Here's part of a piece I wrote a while back...
The idea that bodyparts could be worked effectively just once per week was introduced by a guy name Arthur Jones at about the time he began to tout his Nautilus equipment. This was the advent of the machine age of bodybuilding. Gyms no longer needed to be cluttered with untidy barbells and plates and Jones made a large fortune moving the bodybuilding world away from free weights.

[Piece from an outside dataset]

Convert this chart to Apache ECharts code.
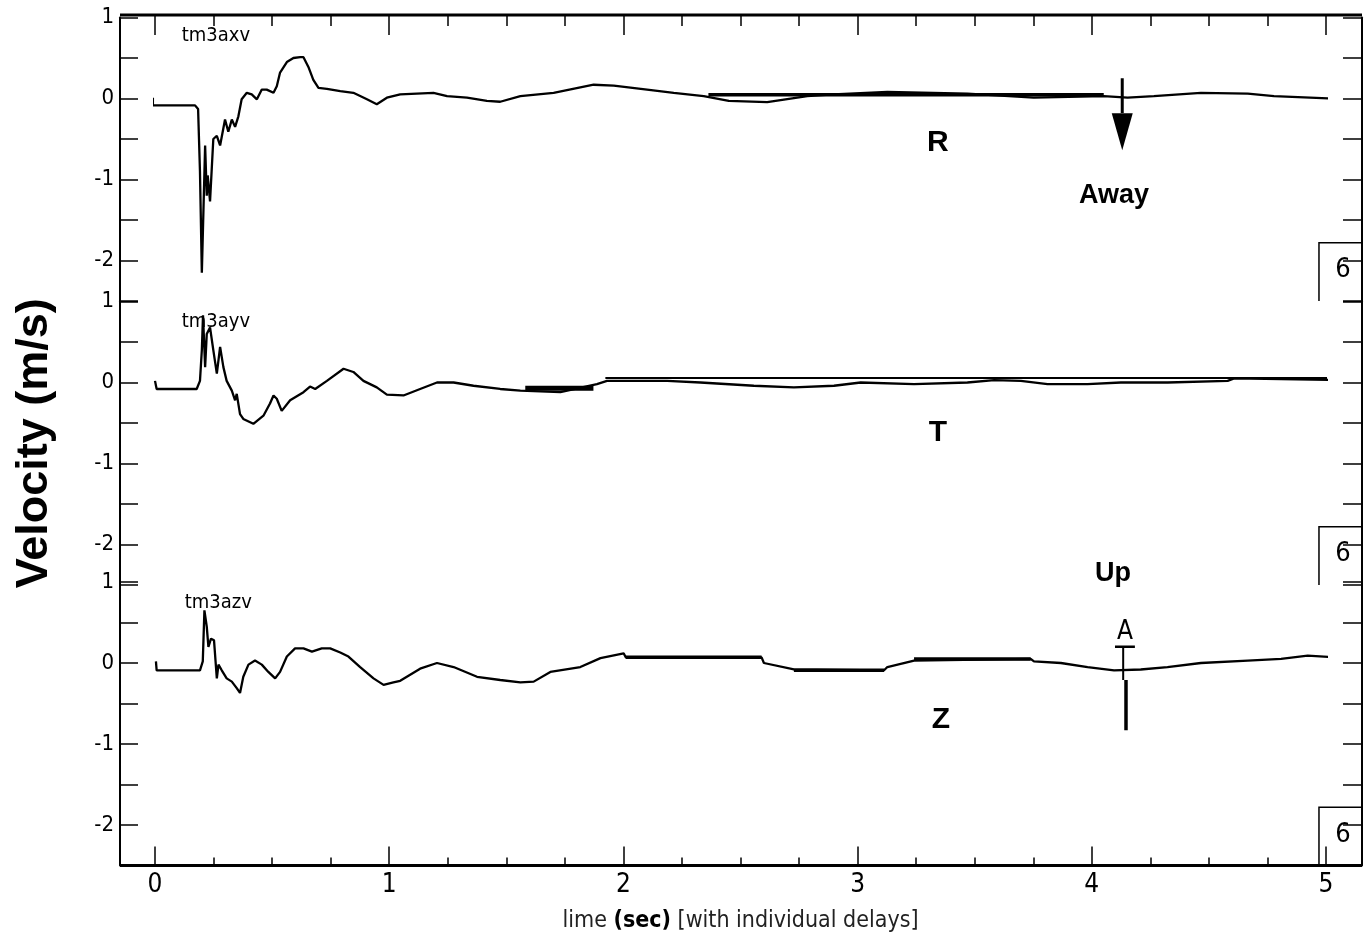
<!DOCTYPE html>
<html>
<head>
<meta charset="utf-8">
<script src="https://cdn.jsdelivr.net/npm/echarts@6/dist/echarts.min.js"></script>
<style>
  html, body { margin: 0; padding: 0; background: #fff; }
  #main { width: 1366px; height: 943px; }
</style>
</head>
<body>
<div id="main"></div>
<script>
// ---- data (time in s, velocity in m/s) ----
var rTime = [-0.009, -0.009, 0.171, 0.184, 0.192, 0.200, 0.214, 0.221, 0.225, 0.235, 0.249, 0.264, 0.278, 0.299, 0.313, 0.328, 0.342, 0.356, 0.370, 0.392, 0.413, 0.435, 0.456, 0.477, 0.506, 0.520, 0.534, 0.563, 0.591, 0.620, 0.634, 0.655, 0.676, 0.698, 0.734, 0.791, 0.847, 0.905, 0.947, 0.990, 1.047, 1.189, 1.247, 1.332, 1.417, 1.474, 1.560, 1.702, 1.873, 1.959, 2.101, 2.215, 2.343, 2.450, 2.614, 2.785, 2.897, 3.127, 3.469, 3.752, 4.051, 4.153, 4.265, 4.466, 4.666, 4.778, 5.021];
var rVel = [0.01, -0.085, -0.085, -0.13, -0.9, -2.15, -0.58, -1.2, -0.95, -1.27, -0.5, -0.46, -0.58, -0.26, -0.41, -0.26, -0.35, -0.22, -0.01, 0.07, 0.05, -0.01, 0.11, 0.11, 0.07, 0.15, 0.32, 0.45, 0.50, 0.51, 0.51, 0.39, 0.23, 0.13, 0.12, 0.09, 0.07, -0.01, -0.07, 0.01, 0.05, 0.07, 0.03, 0.01, -0.03, -0.04, 0.03, 0.07, 0.17, 0.16, 0.11, 0.07, 0.03, -0.03, -0.045, 0.03, 0.05, 0.08, 0.06, 0.01, 0.03, 0.01, 0.03, 0.07, 0.06, 0.03, 0.0];

var tTime = [0.0, 0.007, 0.178, 0.192, 0.200, 0.205, 0.214, 0.221, 0.235, 0.249, 0.264, 0.278, 0.292, 0.306, 0.328, 0.342, 0.349, 0.363, 0.377, 0.420, 0.463, 0.491, 0.506, 0.520, 0.541, 0.577, 0.634, 0.662, 0.684, 0.734, 0.805, 0.847, 0.890, 0.947, 0.990, 1.061, 1.132, 1.204, 1.275, 1.360, 1.474, 1.560, 1.731, 1.887, 1.930, 2.187, 2.329, 2.557, 2.728, 2.899, 3.013, 3.241, 3.469, 3.583, 3.697, 3.811, 3.982, 4.124, 4.324, 4.580, 4.608, 5.036];
var tVel = [0.02, -0.08, -0.08, 0.02, 0.4, 0.83, 0.19, 0.6, 0.68, 0.4, 0.11, 0.44, 0.19, 0.02, -0.1, -0.22, -0.14, -0.39, -0.45, -0.51, -0.41, -0.26, -0.16, -0.2, -0.35, -0.22, -0.12, -0.05, -0.08, 0.02, 0.17, 0.13, 0.02, -0.06, -0.15, -0.16, -0.08, 0.0, 0.0, -0.04, -0.08, -0.1, -0.12, -0.02, 0.02, 0.02, 0.0, -0.04, -0.06, -0.04, 0.0, -0.02, 0.0, 0.03, 0.02, -0.02, -0.02, 0.0, 0.0, 0.02, 0.05, 0.03];

var zTime = [0.004, 0.007, 0.192, 0.204, 0.211, 0.221, 0.228, 0.239, 0.252, 0.264, 0.271, 0.285, 0.306, 0.328, 0.349, 0.363, 0.377, 0.399, 0.427, 0.456, 0.484, 0.513, 0.534, 0.563, 0.598, 0.634, 0.670, 0.712, 0.748, 0.791, 0.826, 0.876, 0.933, 0.976, 1.018, 1.047, 1.132, 1.204, 1.275, 1.375, 1.474, 1.560, 1.617, 1.688, 1.816, 1.902, 2.001, 2.010, 2.590, 2.600, 2.728, 3.113, 3.127, 3.241, 3.739, 3.753, 3.868, 3.982, 4.095, 4.209, 4.323, 4.466, 4.666, 4.808, 4.922, 5.035];
var zVel = [0.02, -0.09, -0.09, 0.02, 0.65, 0.45, 0.2, 0.3, 0.28, -0.19, -0.02, -0.09, -0.19, -0.23, -0.31, -0.37, -0.17, -0.02, 0.03, -0.02, -0.11, -0.19, -0.11, 0.08, 0.18, 0.18, 0.14, 0.18, 0.18, 0.13, 0.08, -0.05, -0.19, -0.27, -0.24, -0.22, -0.07, 0.0, -0.05, -0.17, -0.21, -0.24, -0.23, -0.11, -0.05, 0.06, 0.12, 0.07, 0.07, 0.0, -0.08, -0.09, -0.05, 0.03, 0.05, 0.02, 0.0, -0.05, -0.09, -0.08, -0.05, 0.0, 0.03, 0.05, 0.09, 0.07];

// straight plotted segments (panel, start, end, level)
var segPanel = [0, 1, 1, 2, 2, 2];
var segStart = [2.363, 1.581, 1.923, 2.010, 2.728, 3.241];
var segEnd = [4.051, 1.872, 5.034, 2.590, 3.113, 3.739];
var segLevel = [0.045, -0.07, 0.055, 0.07, -0.09, 0.05];

var traceNames = ['tm3axv', 'tm3ayv', 'tm3azv'];
var componentNames = ['R', 'T', 'Z'];
var xLabelValues = [0, 1, 2, 3, 4, 5];
var yLabelValues = [1, 0, -1, -2];

// ---- layout ----
var PLOT_LEFT = 155, UNIT_X = 234.2;
var PANEL_TOP = [17.5, 301.5, 582], UNIT_Y = 81;
var Y_MIN = -2.5, Y_MAX = 1;
var FRAME_LEFT = 120, FRAME_RIGHT = 1362, FRAME_TOP = 15;
var NARROW = '"Liberation Sans Narrow", "DejaVu Sans Condensed", "Liberation Sans", sans-serif';
var BOLD = '"Liberation Sans", Arial, "DejaVu Sans", sans-serif';
var INK = '#000';

function pairs(xs, ys) {
    return xs.map(function (x, i) { return [x, ys[i]]; });
}

var traces = [pairs(rTime, rVel), pairs(tTime, tVel), pairs(zTime, zVel)];

var grids = [], xAxes = [], yAxes = [], series = [];

PANEL_TOP.forEach(function (top, i) {
    grids.push({
        left: PLOT_LEFT, top: top,
        width: 5 * UNIT_X, height: (Y_MAX - Y_MIN) * UNIT_Y,
        outerBoundsMode: 'none'
    });

    var xa = {
        type: 'value', gridIndex: i, min: 0, max: 5, interval: 1,
        splitLine: { show: false },
        axisLine: { show: false, onZero: false },
        axisTick: { show: false },
        axisLabel: { show: false }
    };
    if (i === 0) {
        xa.position = 'top';
        xa.offset = top - FRAME_TOP;
        xa.axisTick = { show: true, inside: true, length: 20, lineStyle: { color: INK, width: 1.5 } };
        xa.minorTick = { show: true, splitNumber: 4, length: 11, lineStyle: { color: INK, width: 1.5 } };
    }
    if (i === 2) {
        xa.position = 'bottom';
        xa.axisTick = { show: true, inside: true, length: 19, lineStyle: { color: INK, width: 1.5 } };
        xa.minorTick = { show: true, splitNumber: 4, length: 8, lineStyle: { color: INK, width: 1.5 } };
        xa.axisLabel = {
            show: true, margin: 7, color: INK, fontFamily: NARROW, fontSize: 26,
            formatter: function (v) { return xLabelValues.indexOf(v) >= 0 ? String(v) : ''; }
        };
        xa.name = 'lime {b|(sec)} [with individual delays]';
        xa.nameLocation = 'middle';
        xa.nameGap = 44;
        xa.nameTextStyle = {
            color: '#222', fontFamily: NARROW, fontSize: 23,
            rich: { b: { fontFamily: NARROW, fontSize: 23, fontWeight: 'bold', color: INK } }
        };
    }
    xAxes.push(xa);

    // left axis with labels
    yAxes.push({
        type: 'value', gridIndex: i, min: Y_MIN, max: Y_MAX, interval: 0.5,
        position: 'left', offset: PLOT_LEFT - FRAME_LEFT,
        splitLine: { show: false },
        axisLine: { show: true, onZero: false, lineStyle: { color: INK, width: 2 } },
        axisTick: { show: true, inside: true, length: 18, lineStyle: { color: INK, width: 1.5 } },
        axisLabel: {
            margin: 6, color: INK, fontFamily: NARROW, fontSize: 22,
            formatter: function (v) { return yLabelValues.indexOf(v) >= 0 ? String(v) : ''; }
        }
    });
    // right axis, ticks only
    yAxes.push({
        type: 'value', gridIndex: i, min: Y_MIN, max: Y_MAX, interval: 0.5,
        position: 'right', offset: FRAME_RIGHT - (PLOT_LEFT + 5 * UNIT_X),
        splitLine: { show: false },
        axisLine: { show: true, onZero: false, lineStyle: { color: INK, width: 2 } },
        axisTick: { show: true, inside: true, length: 19, lineStyle: { color: INK, width: 1.5 } },
        axisLabel: { show: false }
    });

    series.push({
        name: traceNames[i], type: 'line', xAxisIndex: i, yAxisIndex: 2 * i,
        data: traces[i], showSymbol: false, clip: false, silent: true,
        lineStyle: { color: INK, width: 2.3 }
    });
});

segPanel.forEach(function (p, k) {
    series.push({
        type: 'line', xAxisIndex: p, yAxisIndex: 2 * p,
        data: [[segStart[k], segLevel[k]], [segEnd[k], segLevel[k]]],
        showSymbol: false, clip: false, silent: true,
        lineStyle: { color: INK, width: k === 2 ? 2 : (k === 1 ? 5 : 3.5) }
    });
});

// "Away" arrow (panel R) and "A" pick (panel Z)
var arrowShaft = [[4.13, 0.25], [4.13, -0.18]];
var arrowHead = [[4.13, -0.41]];
var pickBar = [[4.099, 0.2], [4.184, 0.2]];
var pickUpper = [[4.134, 0.2], [4.134, -0.21]];
var pickLower = [[4.146, -0.21], [4.146, -0.83]];

series.push({ type: 'line', xAxisIndex: 0, yAxisIndex: 0, data: arrowShaft, showSymbol: false, silent: true, lineStyle: { color: INK, width: 3 } });
series.push({ type: 'scatter', xAxisIndex: 0, yAxisIndex: 0, data: arrowHead, symbol: 'triangle', symbolRotate: 180, symbolSize: [21, 37], silent: true, itemStyle: { color: INK, opacity: 1 } });
series.push({ type: 'line', xAxisIndex: 2, yAxisIndex: 4, data: pickBar, showSymbol: false, silent: true, lineStyle: { color: INK, width: 2.5 } });
series.push({ type: 'line', xAxisIndex: 2, yAxisIndex: 4, data: pickUpper, showSymbol: false, silent: true, lineStyle: { color: INK, width: 2 } });
series.push({ type: 'line', xAxisIndex: 2, yAxisIndex: 4, data: pickLower, showSymbol: false, silent: true, lineStyle: { color: INK, width: 3.5 } });

var chart = echarts.init(document.getElementById('main'), null, { renderer: 'canvas' });
chart.setOption({
    backgroundColor: '#fff',
    animation: false,
    textStyle: { fontFamily: NARROW },
    grid: grids,
    xAxis: xAxes,
    yAxis: yAxes,
    series: series
});

// ---- annotations placed through the panels' own coordinates ----
function toPx(panel, t, v) {
    return chart.convertToPixel({ gridIndex: panel }, [t, v]);
}

var notes = [
    // panel, t, v, text, size, bold
    [0, 0.26, 0.78, 'tm3axv', 20, false],
    [1, 0.26, 0.75, 'tm3ayv', 20, false],
    [2, 0.27, 0.74, 'tm3azv', 20, false],
    [0, 3.343, -0.55, 'R', 30, true],
    [1, 3.343, -0.62, 'T', 30, true],
    [2, 3.356, -0.70, 'Z', 30, true],
    [0, 4.095, -1.2, 'Away', 27, true],
    [1, 4.09, -2.36, 'Up', 27, true],
    [2, 4.142, 0.38, 'A', 26, false]
];

var graphics = [];
notes.forEach(function (n) {
    var p = toPx(n[0], n[1], n[2]);
    graphics.push({
        type: 'text', x: p[0], y: p[1], silent: true,
        style: {
            text: n[3], fill: INK, align: 'center', verticalAlign: 'middle',
            fontSize: n[4], fontWeight: n[5] ? 'bold' : 'normal',
            fontFamily: n[5] ? BOLD : NARROW
        }
    });
});

// top and bottom frame lines
var bottomY = toPx(2, 0, Y_MIN)[1];
graphics.push({ type: 'line', silent: true, shape: { x1: FRAME_LEFT, y1: FRAME_TOP, x2: FRAME_RIGHT, y2: FRAME_TOP }, style: { stroke: INK, lineWidth: 3 } });
graphics.push({ type: 'line', silent: true, shape: { x1: FRAME_LEFT, y1: bottomY, x2: FRAME_RIGHT, y2: bottomY }, style: { stroke: INK, lineWidth: 3 } });

// small "6" boxes in the lower right corner of each panel
[0, 1, 2].forEach(function (p) {
    var tl = toPx(p, 4.97, -1.78);
    var bl = toPx(p, 4.97, Y_MIN);
    graphics.push({
        type: 'polyline', silent: true,
        shape: { points: [[tl[0], bl[1]], [tl[0], tl[1]], [FRAME_RIGHT, tl[1]]] },
        style: { stroke: INK, lineWidth: 1.5, fill: null }
    });
    var six = toPx(p, 5.073, -2.12);
    graphics.push({
        type: 'text', x: six[0], y: six[1], silent: true,
        style: { text: '6', fill: INK, align: 'center', verticalAlign: 'middle', fontSize: 27, fontFamily: NARROW }
    });
});

// vertical axis title
var midY = toPx(1, 0, -0.75)[1];
graphics.push({
    type: 'text', x: 35, y: midY, rotation: Math.PI / 2, silent: true,
    style: { text: 'Velocity (m/s)', fill: INK, align: 'center', verticalAlign: 'middle', fontSize: 45, fontWeight: 'bold', fontFamily: BOLD }
});

chart.setOption({ graphic: graphics });
</script>
</body>
</html>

Along with his Nautilus equipment came his theories on High Intensity Training or HIT. No longer need people spend Arnoldesque hours in the gym; they could perform short single sets with maximum weights to absolute muscular failure forcing maximal muscular growth. He was also fortunate enough to have Casey Viator who was an extreme physical specimen often noted for his participation in the Colorado Experiment. Using only Nautilis equipment, Viator gained 45.28 pounds in 28 days while dropping bodyfat. His fatloss was measured at 17.93 pounds and thus his lean gain over the 28 days was 63.21 pounds. This was done allegedly drug-free and Jones had his marketing on a plate.
Thus was ushered in the dark ages of weights training. Barbells disappeared from gyms. Weider began his empire selling supplements to dissatisfied trainees who couldn't hope to emulate the workouts of the adonises gracing the pages of his glossy advertising magazines. Of course, there was nothing wrong with the workouts, after all, they were the workouts of champions. The trainee's failings were down to failing to work hard enough and not buying enough supplements. No-one mentioned the copious amounts of drugs.
Drug dosages were known to increase through this time. With poor training stimulus the only recourse to fuel growth is greater dosages. Bodybuilding inevitably moved away from any real concerns with training and focussed ever more on diet and drugs. The classic flowing lines of Zane, Arnold and Franco honed with frequent workouts, often including AM and PM sessions, centered around free weight compound exercises, stepped aside for the bulky looks we have today. Muscles worked in isolation with little consideration of groups and systems. Underlying it all, though, was the ideology of training your bodyparts once per week. We had pre-exhaustion, drop sets, negatives, super-sets, all to blast a muscle into absolute submission so that it could be left as a quivering jelly for another week.
As a beginner, pretty much anything will fuel growth, including a poor training stimulus. Members would join gyms, marvel at the shiny equipment, get some good progress and inevitably stall. At that stage they turn to supplements or quit the gym for six months. Those that turn to supplements experience a little more progress and then they turn to drugs or quit the gym for six months. A few die-hards will plug away for years on end thinking that they just have one of those physiques that doesn't change much over time but they enjoy working out anyway.